Serpentinization of the Ronda Massif (Spain): Structural controls and fluid origin

Abstract

Serpentinization is a ubiquitous hydrothermal alteration of ultramafic rocks. In the Ronda Massif (Andalusia, Spain), which represents the largest body of subcontinental peridotite exposed at the Earth surface, most studies focused on high-temperature deformation and petrology of mantle rocks. Serpentinization remains poorly constrained. Petro-structural and O and H isotope investigations allow us to identify three successive stages of serpentinization. The first stage of serpentinization is characterized by a widespread lizardite mesh-texture. The extent of serpentinization indicates a regional gradient, with a low proportion of serpentine (around 15 %) in the core of the Sierra Bermeja Massif. The second stage corresponds to highly localized serpentinization, characterized by the presence of lizardite, bastite and high content of magnetite.

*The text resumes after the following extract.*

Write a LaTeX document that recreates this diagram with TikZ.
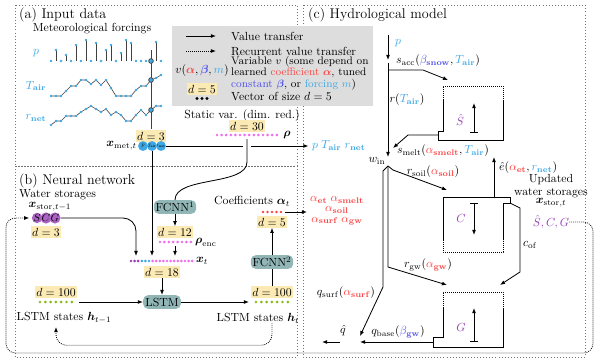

The third stage was intimately associated with brittle deformation, consisting of fibrous veins and a coating network within cataclastic shear zones. Structural analysis of shear veins of the third serpentinization stage enables identification of a regional syn-serpentinization extensional deformation that corresponded to a multi-directional horizontal stretching and a vertical shortening direction (i.e., flattening). All stages of serpentinization display comparable isotopic compositions, with the mean of δ¹⁸O values at ∼ +5.0 ‰ and δD at ∼ −80.5 ‰, suggesting that the two last stages occurred under conditions of fluid-rock interactions that preserved the compositions acquired during stage 1. The fluid source for this stage 1 was likely deeply seated, with a possible contribution of meteoric-derived fluids. Stage 3 serpentinization occurred at 170 ± 50 °C based on magnetite-serpentine isotopic equilibrium. We propose a model of continuous serpentinization that occurred during the rapid exhumation of the Ronda Massif during the Early Miocene period. The syn-serpentinization extensional brittle deformation we document may be compatible either with orogenic thickening (i.e., syn-thrusting) or with early post-thickening collapse.